List of publications

2021

  • M. Aka, A. Musso, and A. Wieser. Equidistribution of rational subspaces and their shapes . arXiv:2103.05163

    To any $k$-dimensional subspace of $\mathbb{Q}^n$ one can naturally associate a point in the Grassmannian $\mathrm{Gr}_{n,k}(\mathbb{R})$ and two shapes of lattices of rank $k$ and $n-k$ respectively. These lattices originate by intersecting the $k$-dimensional subspace with the lattice $\mathbb{Z}^n$. Using unipotent dynamics we prove simultaneous equidistribution of all of these objects under a congruence conditions when $(k,n)\neq (2,4)$.

2020

  • M. Aka, M. Luethi, Ph. Michel and A. Wieser. Simultaneous supersingular reductions of CM elliptic curves . arXiv:2005.01537.

    We study the simultaneous reductions at several supersingular primes of elliptic curves with complex multiplication. We show - under additional congruence assumptions on the CM order - that the reductions are surjective (and even become equidistributed) on the product of supersingular loci when the discriminant of the order becomes large. This variant of the equidistribution theorems of Duke and Cornut-Vatsal is an(other) application of the recent work of Einsiedler and Lindenstrauss on the classification of joinings of higher-rank diagonalizable actions.

    Here is a talk by my coauthor Manuel Luethi on the topic.

2019

  • M. Aka, M. Einsiedler and A. Wieser. Planes in four space and four associated CM points. arXiv:1901.05833.

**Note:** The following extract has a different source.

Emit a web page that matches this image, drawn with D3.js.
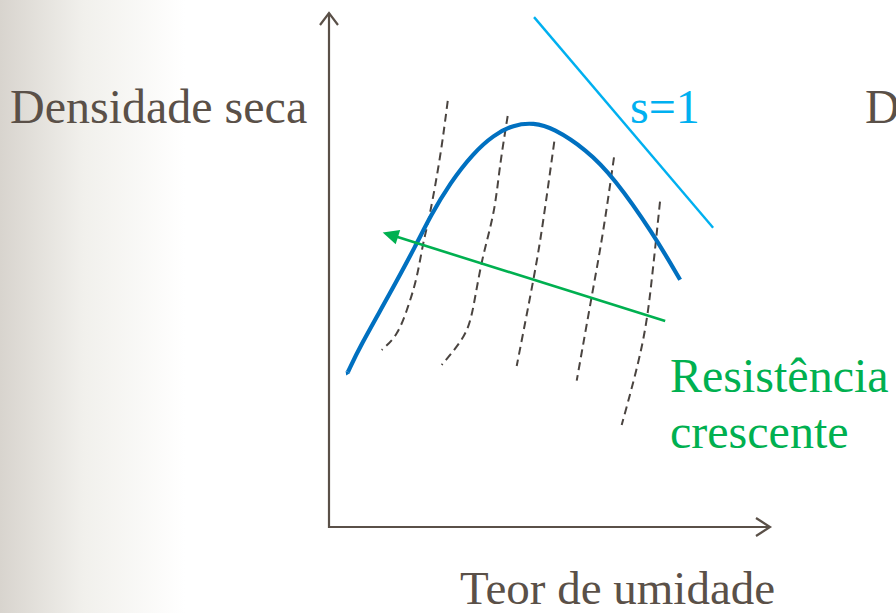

    Abstract: To any two-dimensional rational plane in four-dimensional space one can naturally attach a point in the Grassmannian $\operatorname{Gr}(2,4)$ and four lattices of rank two. Here, the first two lattices originate from the plane and its orthogonal complement and the second two essentially arise from the accidental local isomorphism between $\operatorname{SO}(4)$ and $\operatorname{SO}(3)\times \operatorname{SO}(3)$. As an application of a recent result of Einsiedler and Lindenstrauss on algebraicity of joinings we prove simultaneous equidistribution of all of these objects under two splitting conditions.

    Here are the slides for this talk I gave at the conference Smooth and homogeneous dynamics at ICTS in Bangalore.

  • A. Wieser. Linnik's problems and maximal entropy methods. Monatshefte für Mathematik, https://doi.org/10.1007/s00605-019-01320-7.

    Abstract: We use maximal entropy methods to examine the distribution properties of primitive integer points on spheres and of CM points on the modular surface. The proofs we give are a modern and dynamical interpretation of Linnik's original ideas and follow techniques presented by Einsiedler, Lindenstrauss, Michel and Venkatesh in 2011.

    Note: the first version on the ArXiv treats a simpler special case.